Here is what a modern, AI-augmented SFE practice could look like:

  1. The Interrogation Prompt: Before generating any code, use AI agents to aggressively challenge your core premise. Ask the agent to play the role of a skeptical user or a competing product manager. Force the team to generate three alternative scenarios before writing a single line of code.
  2. The “Disposable” Milestone: Treat the first AI-generated prototype as explicitly disposable. Keep it outside the production environment entirely. Set a rigid team rule: “we always throw away the first one.” To enforce this, design the prototype with deliberate visual friction. Tell the AI agent to explicitly watermark the interface with “TO BE THROWN AWAY,” design it entirely in black-and-white, or use a generalized wireframe design system. By making it visually obvious that the prototype is not final, you add friction to any attempt to push it to production without proper review, directly combating design fixation.
  3. Bias-Check Reviews: Integrate methods of investigation at specific points in the product development lifecycle. We can systematically check for bias using the very tools that helped us build the prototype. After a user testing session, feed the raw transcripts to an LLM alongside your product team’s summary of the findings. Prompt the AI to act as an objective third-party auditor: “Identify any instances where the team’s summary dismisses negative feedback as user error, or highlight data points in the transcript that contradict the team’s conclusions.”
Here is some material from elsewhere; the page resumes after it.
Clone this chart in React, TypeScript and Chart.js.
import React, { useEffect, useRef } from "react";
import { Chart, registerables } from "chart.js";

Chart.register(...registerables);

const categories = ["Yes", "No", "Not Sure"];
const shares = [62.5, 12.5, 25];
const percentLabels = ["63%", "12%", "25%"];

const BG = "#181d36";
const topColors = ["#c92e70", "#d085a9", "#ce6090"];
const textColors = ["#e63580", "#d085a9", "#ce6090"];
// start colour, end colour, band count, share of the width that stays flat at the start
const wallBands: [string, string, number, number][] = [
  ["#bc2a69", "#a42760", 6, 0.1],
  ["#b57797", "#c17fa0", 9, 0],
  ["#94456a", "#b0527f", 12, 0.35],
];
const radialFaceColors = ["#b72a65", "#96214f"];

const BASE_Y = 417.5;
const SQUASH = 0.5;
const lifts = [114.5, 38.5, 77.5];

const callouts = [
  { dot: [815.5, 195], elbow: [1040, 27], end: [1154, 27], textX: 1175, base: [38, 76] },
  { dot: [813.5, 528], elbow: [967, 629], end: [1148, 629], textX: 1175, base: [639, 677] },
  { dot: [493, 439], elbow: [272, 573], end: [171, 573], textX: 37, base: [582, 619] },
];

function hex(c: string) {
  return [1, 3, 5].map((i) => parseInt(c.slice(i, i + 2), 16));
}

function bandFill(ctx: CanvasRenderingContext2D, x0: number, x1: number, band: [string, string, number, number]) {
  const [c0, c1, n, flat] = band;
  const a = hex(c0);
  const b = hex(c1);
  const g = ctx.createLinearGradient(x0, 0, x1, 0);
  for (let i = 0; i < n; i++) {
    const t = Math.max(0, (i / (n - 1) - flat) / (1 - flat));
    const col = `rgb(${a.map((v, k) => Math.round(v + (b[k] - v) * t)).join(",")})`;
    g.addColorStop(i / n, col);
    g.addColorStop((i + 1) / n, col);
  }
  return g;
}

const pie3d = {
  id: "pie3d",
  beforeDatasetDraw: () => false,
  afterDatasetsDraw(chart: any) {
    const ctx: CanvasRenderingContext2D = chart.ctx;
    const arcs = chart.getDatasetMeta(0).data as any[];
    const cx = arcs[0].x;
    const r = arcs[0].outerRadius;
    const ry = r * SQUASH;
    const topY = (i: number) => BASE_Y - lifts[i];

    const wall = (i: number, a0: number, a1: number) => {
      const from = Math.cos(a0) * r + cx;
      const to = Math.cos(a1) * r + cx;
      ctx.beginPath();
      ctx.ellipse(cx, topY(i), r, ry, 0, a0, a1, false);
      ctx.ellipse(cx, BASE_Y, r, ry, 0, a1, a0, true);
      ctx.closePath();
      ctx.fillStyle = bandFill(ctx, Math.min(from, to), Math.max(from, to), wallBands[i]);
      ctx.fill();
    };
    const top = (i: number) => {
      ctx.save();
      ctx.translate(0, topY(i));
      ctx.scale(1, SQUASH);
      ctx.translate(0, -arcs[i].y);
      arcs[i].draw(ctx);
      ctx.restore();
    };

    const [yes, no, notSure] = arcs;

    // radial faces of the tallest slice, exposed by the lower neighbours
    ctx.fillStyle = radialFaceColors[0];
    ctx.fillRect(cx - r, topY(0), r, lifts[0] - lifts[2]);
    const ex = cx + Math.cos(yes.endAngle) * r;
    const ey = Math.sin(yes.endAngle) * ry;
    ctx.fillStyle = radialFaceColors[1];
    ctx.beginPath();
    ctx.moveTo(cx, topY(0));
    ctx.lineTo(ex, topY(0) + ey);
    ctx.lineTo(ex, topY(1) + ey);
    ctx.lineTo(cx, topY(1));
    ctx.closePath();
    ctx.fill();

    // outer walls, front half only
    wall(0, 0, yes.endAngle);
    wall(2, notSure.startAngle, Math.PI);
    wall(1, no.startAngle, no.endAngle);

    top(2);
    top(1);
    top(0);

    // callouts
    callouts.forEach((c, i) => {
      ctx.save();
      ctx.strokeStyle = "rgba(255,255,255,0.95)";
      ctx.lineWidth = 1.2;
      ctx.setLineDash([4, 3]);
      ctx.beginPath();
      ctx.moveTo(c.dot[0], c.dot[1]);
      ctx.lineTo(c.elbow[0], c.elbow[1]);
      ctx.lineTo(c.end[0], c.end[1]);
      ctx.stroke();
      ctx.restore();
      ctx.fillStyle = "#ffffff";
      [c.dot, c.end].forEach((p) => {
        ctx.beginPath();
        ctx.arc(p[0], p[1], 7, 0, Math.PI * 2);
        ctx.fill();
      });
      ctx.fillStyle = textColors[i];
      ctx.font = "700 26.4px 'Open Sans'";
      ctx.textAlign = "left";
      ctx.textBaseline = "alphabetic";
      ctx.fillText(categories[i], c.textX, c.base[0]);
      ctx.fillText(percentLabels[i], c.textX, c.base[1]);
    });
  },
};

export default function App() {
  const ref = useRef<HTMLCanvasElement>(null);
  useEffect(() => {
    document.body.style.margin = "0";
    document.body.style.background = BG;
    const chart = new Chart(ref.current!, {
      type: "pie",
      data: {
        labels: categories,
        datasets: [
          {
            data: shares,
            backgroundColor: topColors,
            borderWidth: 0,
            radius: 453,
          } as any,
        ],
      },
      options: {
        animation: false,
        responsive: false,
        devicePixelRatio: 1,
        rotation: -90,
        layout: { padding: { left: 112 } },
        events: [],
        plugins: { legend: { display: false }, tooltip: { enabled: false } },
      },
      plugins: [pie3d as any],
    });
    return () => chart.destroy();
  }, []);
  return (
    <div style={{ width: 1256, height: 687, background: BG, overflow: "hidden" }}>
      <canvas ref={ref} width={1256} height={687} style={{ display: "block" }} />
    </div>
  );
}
However, we must anticipate the messy human reactions to some of these strategies. When a team is dug in, having a machine tell them they are biased can spark hostility. Facilitating this requires positioning the AI not as an accuser, but as an impartial mirror. The AI can be impartial precisely because it is unaware of company politics and does not have any real desires in and of itself. To make this work, UX teams must establish this framing at the earliest possible time in development. Talk to the team about addressing confirmation bias and sunk cost fallacy as a core part of the way you work together. Pre-frame the review session by saying, “We know we are too close to the code, so we are having the AI stress-test our conclusions.” By shifting the critique to the AI, we can safely facilitate a discussion about uncomfortable data without triggering a defensive argument between teammates.
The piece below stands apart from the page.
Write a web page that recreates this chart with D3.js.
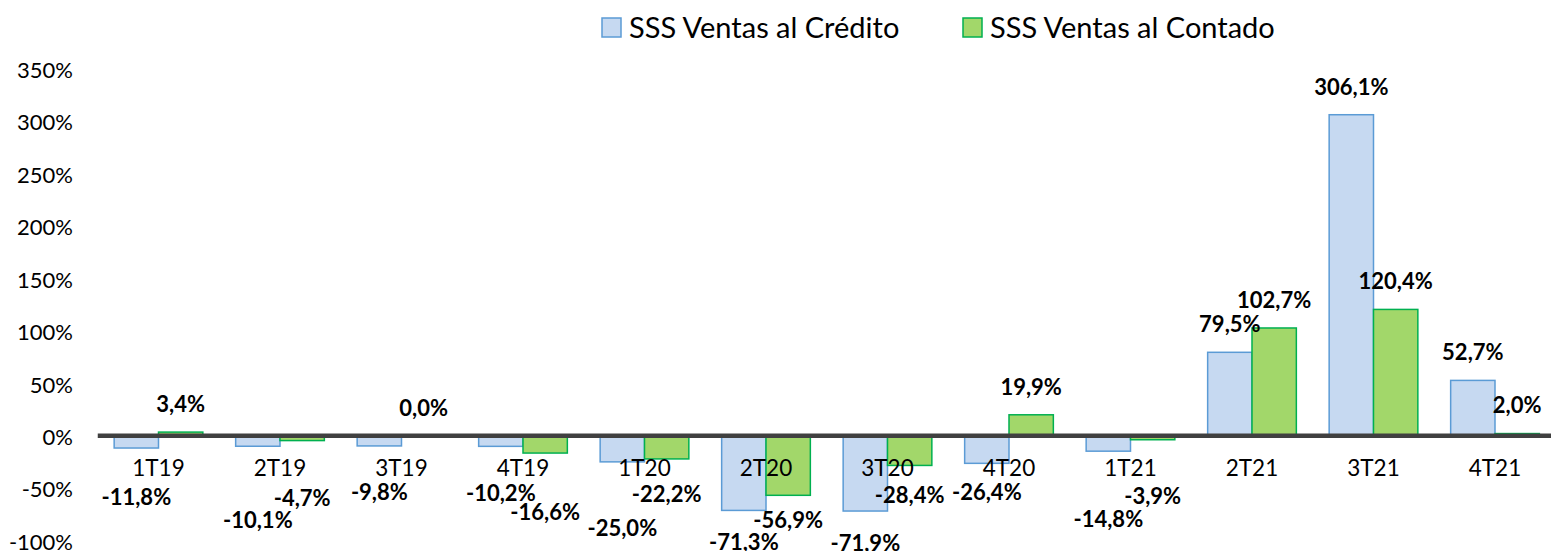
<!DOCTYPE html>
<html>
<head>
<meta charset="utf-8">
<script src="https://cdn.jsdelivr.net/npm/d3@7"></script>
<style>
  body { margin: 0; background: #fff; }
  svg { display: block; font-family: Lato, "Open Sans", sans-serif; }
</style>
</head>
<body>
<svg width="1551" height="551"></svg>
<script>
const categories = ["1T19", "2T19", "3T19", "4T19", "1T20", "2T20", "3T20", "4T20", "1T21", "2T21", "3T21", "4T21"];
const seriesNames = ["SSS Ventas al Crédito", "SSS Ventas al Contado"];
const credito = [-11.8, -10.1, -9.8, -10.2, -25.0, -71.3, -71.9, -26.4, -14.8, 79.5, 306.1, 52.7];
const contado = [3.4, -4.7, 0.0, -16.6, -22.2, -56.9, -28.4, 19.9, -3.9, 102.7, 120.4, 2.0];
const yTicks = [-100, -50, 0, 50, 100, 150, 200, 250, 300, 350];

// manual nudges (px) for the negative value labels, as placed in the original
const nudgeCredito = [21, 46, 18, 19, 38, 4, 4, 1, 40, 0, 0, 0];
const nudgeContado = [0, 29, 0, 31, 7, -3, 2, 0, 28, 0, 0, 0];

const svg = d3.select("svg");

const x0 = d3.scaleBand()
    .domain(categories)
    .range([97.75, 1555.75])
    .paddingInner(0.27)
    .paddingOuter(0.135);

const x1 = d3.scaleBand()
    .domain(seriesNames)
    .range([0, x0.bandwidth()]);

const y = d3.scaleLinear()
    .domain([-100, 350])
    .range([540.5, 68.7]);

const fills = { "SSS Ventas al Crédito": "#c6d9f1", "SSS Ventas al Contado": "#a2d76a" };
const strokes = { "SSS Ventas al Crédito": "#5b9bd5", "SSS Ventas al Contado": "#00b050" };

// y axis labels only
const yAxis = svg.append("g")
    .attr("transform", "translate(73,0)")
    .call(d3.axisLeft(y).tickValues(yTicks).tickSize(0).tickPadding(0).tickFormat(d => d + "%"));
yAxis.select(".domain").remove();
yAxis.selectAll("text")
    .attr("font-size", 22)
    .attr("font-family", "Lato")
    .attr("fill", "#000")
    .attr("dy", "0.4em");

const rows = categories.map((c, i) => ({
    cat: c,
    vals: [
        { key: seriesNames[0], v: credito[i], nudge: nudgeCredito[i] },
        { key: seriesNames[1], v: contado[i], nudge: nudgeContado[i] }
    ]
}));

const groups = svg.append("g").selectAll("g")
    .data(rows)
    .enter().append("g")
    .attr("transform", d => `translate(${x0(d.cat)},0)`);

groups.selectAll("rect")
    .data(d => d.vals)
    .enter().append("rect")
    .attr("x", d => x1(d.key))
    .attr("width", x1.bandwidth())
    .attr("y", d => y(Math.max(0, d.v)))
    .attr("height", d => Math.abs(y(d.v) - y(0)))
    .attr("fill", d => fills[d.key])
    .attr("stroke", d => strokes[d.key])
    .attr("stroke-width", 1.5);

// zero line
svg.append("line")
    .attr("x1", x0.range()[0])
    .attr("x2", 1551)
    .attr("y1", y(0))
    .attr("y2", y(0))
    .attr("stroke", "#404040")
    .attr("stroke-width", 4.5);

// category labels
svg.append("g").selectAll("text")
    .data(categories)
    .enter().append("text")
    .attr("x", d => x0(d) + x0.bandwidth() / 2)
    .attr("y", 468)
    .attr("dy", "0.36em")
    .attr("text-anchor", "middle")
    .attr("font-size", 22.5)
    .attr("fill", "#000")
    .text(d => d);

// value labels
const fmt = v => v.toFixed(1).replace(".", ",") + "%";
groups.selectAll("text.val")
    .data(d => d.vals)
    .enter().append("text")
    .attr("class", "val")
    .attr("x", d => x1(d.key) + x1.bandwidth() / 2)
    .attr("y", d => d.v >= 0 ? y(d.v) - 28 : y(d.v) + 28 + d.nudge)
    .attr("dy", "0.36em")
    .attr("text-anchor", "middle")
    .attr("font-size", 22)
    .attr("font-weight", "bold")
    .attr("fill", "#000")
    .text(d => fmt(d.v));

// legend
const legend = svg.append("g").selectAll("g")
    .data(seriesNames)
    .enter().append("g")
    .attr("transform", (d, i) => `translate(${i === 0 ? 602 : 963},18)`);
legend.append("rect")
    .attr("width", 19)
    .attr("height", 19)
    .attr("fill", d => fills[d])
    .attr("stroke", d => strokes[d])
    .attr("stroke-width", 1.5);
legend.append("text")
    .attr("x", 27)
    .attr("y", 9.5)
    .attr("dy", "0.36em")
    .attr("font-size", 29)
    .attr("fill", "#000")
    .text(d => d);
</script>
</body>
</html>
The enduring value of discovery

I have worked as a UX Researcher for a long time. In all those years, across countless projects and product teams, one truth has remained absolute: I have never conducted a study that didn’t get a reaction. However, depending on how built-out the product was, the team’s reaction to that research changed drastically. Teams who received disappointing results on a loose wireframe were grateful for the data and immediately got to work on the next idea. Teams who received disappointing results on something that was nearly fully built would react in ways typical of confirmation bias: denial, discomfort, sudden disinterest, and rationalizing away the negative feedback as “user error.”

My strategy for getting in front of team confirmation bias has always been to work with them earlier in the design process. Now AI has radically compressed that timeline, shrinking the window from weeks after initial product effort is launched down to just a couple of days. This is why we must continually reframe necessary product discovery work. It is no longer about saving engineering time. It is the only way to mitigate the massive market and reputational risk of building the wrong thing at warp speed.

The barrier to writing functional code has never been lower. But speed of execution is useless if we are running in the wrong direction. We must embrace AI for its ability to build quickly, but we must fiercely defend the discovery phase. If we don’t, we will just find ourselves building the wrong thing faster than ever before.